GIVEN INSTRUCTION: Everything from the first line down to the line containing "plt.rcParams['font.family'] = ['Liberation" is to be retyped exactly, both ends included, with pictures left out.

--- INFORMATION SHOWN ---

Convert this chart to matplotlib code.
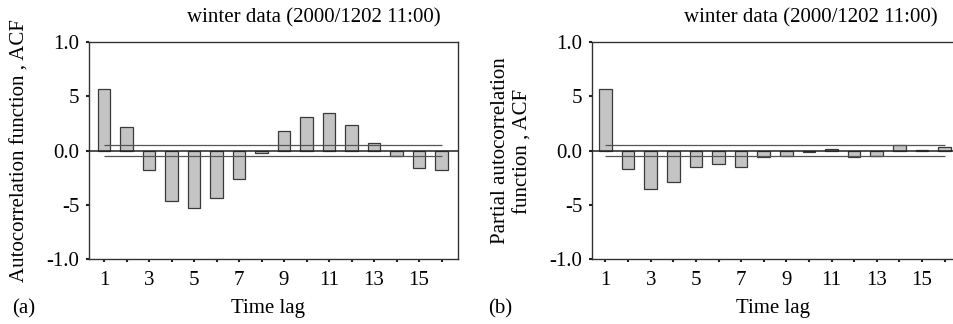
import matplotlib
matplotlib.use('Agg')
import matplotlib.pyplot as plt

plt.rcParams['font.family'] = ['Liberation Serif', 'DejaVu Serif']

lags = list(range(1, 17))
acf = [0.565, 0.219, -0.182, -0.466, -0.531, -0.438, -0.262, -0.022,
       0.176, 0.312, 0.343, 0.238, 0.071, -0.052, -0.157, -0.182]
pacf = [0.565, -0.167, -0.352, -0.290, -0.148, -0.120, -0.154, -0.059,
        -0.049, -0.015, 0.015, -0.056, -0.052, 0.049, 0.009, 0.028]
conf = 0.05

xtick_labels = ['1', '', '3', '', '5', '', '7', '', '9', '', '11', '', '13', '', '15', '']
ytick_vals = [1.0, 0.5, 0.0, -0.5, -1.0]
ytick_labels = ['1.0', '5', '0.0', '-5', '-1.0']
title = 'winter data (2000/1202 11:00)'

W, H = 954, 324
fig = plt.figure(figsize=(W / 100, H / 100), dpi=100)

edge = '#3a3a3a'
face = '#c4c4c4'


def px_axes(l, t, r, b):
    return fig.add_axes([l / W, 1 - b / H, (r - l) / W, (b - t) / H])


def draw_panel(ax, vals, xlim, right_spine=True):
    ax.bar(lags, vals, width=0.56, color=face, edgecolor=edge, linewidth=0.9, zorder=2)
    ax.axhline(0, color='#222222', lw=1.1, zorder=3)
    ax.hlines([conf, -conf], 1, 16, color='#555555', lw=0.9, zorder=3)
    ax.set_xlim(xlim)
    ax.set_ylim(-1, 1)
    ax.set_xticks(lags)
    ax.set_xticklabels(xtick_labels)
    ax.set_yticks(ytick_vals)
    ax.set_yticklabels(ytick_labels)
    ax.tick_params(axis='both', direction='out', length=2.2, width=1.5,
                   color='#222222', labelsize=15, pad=5)
    ax.tick_params(axis='x', pad=6)
    for s in ax.spines.values():
        s.set_color('#333333')
        s.set_linewidth(1.0)
    if not right_spine:
        ax.spines['right'].set_visible(False)


ax1 = px_axes(89.3, 41.7, 458, 259.3)
draw_panel(ax1, acf, (0.347, 16.73))

ax2 = px_axes(592.3, 41.7, 954, 259.3)
draw_panel(ax2, pacf, (0.416, 16.42), right_spine=False)

fig.text(314 / W, 1 - 22 / H, title, ha='center', va='baseline', fontsize=15)
fig.text(811 / W, 1 - 22 / H, title, ha='center', va='baseline', fontsize=15)

fig.text(20 / W, 1 - 151 / H, 'Autocorrelation function , ACF', rotation=90,
         ha='center', va='center', fontsize=15)
fig.text(512 / W, 1 - 151 / H, 'Partial autocorrelation\nfunction , ACF', rotation=90,
         ha='center', va='center', fontsize=15, multialignment='center', linespacing=1.25)

fig.text(268 / W, 1 - 313 / H, 'Time lag', ha='center', va='baseline', fontsize=15)
fig.text(773 / W, 1 - 313 / H, 'Time lag', ha='center', va='baseline', fontsize=15)
fig.text(12 / W, 1 - 313 / H, '(a)', ha='left', va='baseline', fontsize=15)
fig.text(488 / W, 1 - 313 / H, '(b)', ha='left', va='baseline', fontsize=15)

fig.savefig('out.png', dpi=100, facecolor='white')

---

FULL SOLUTION:
Convert this chart to matplotlib code.
import matplotlib
matplotlib.use('Agg')
import matplotlib.pyplot as plt

plt.rcParams['font.family'] = ['Liberation Serif', 'DejaVu Serif']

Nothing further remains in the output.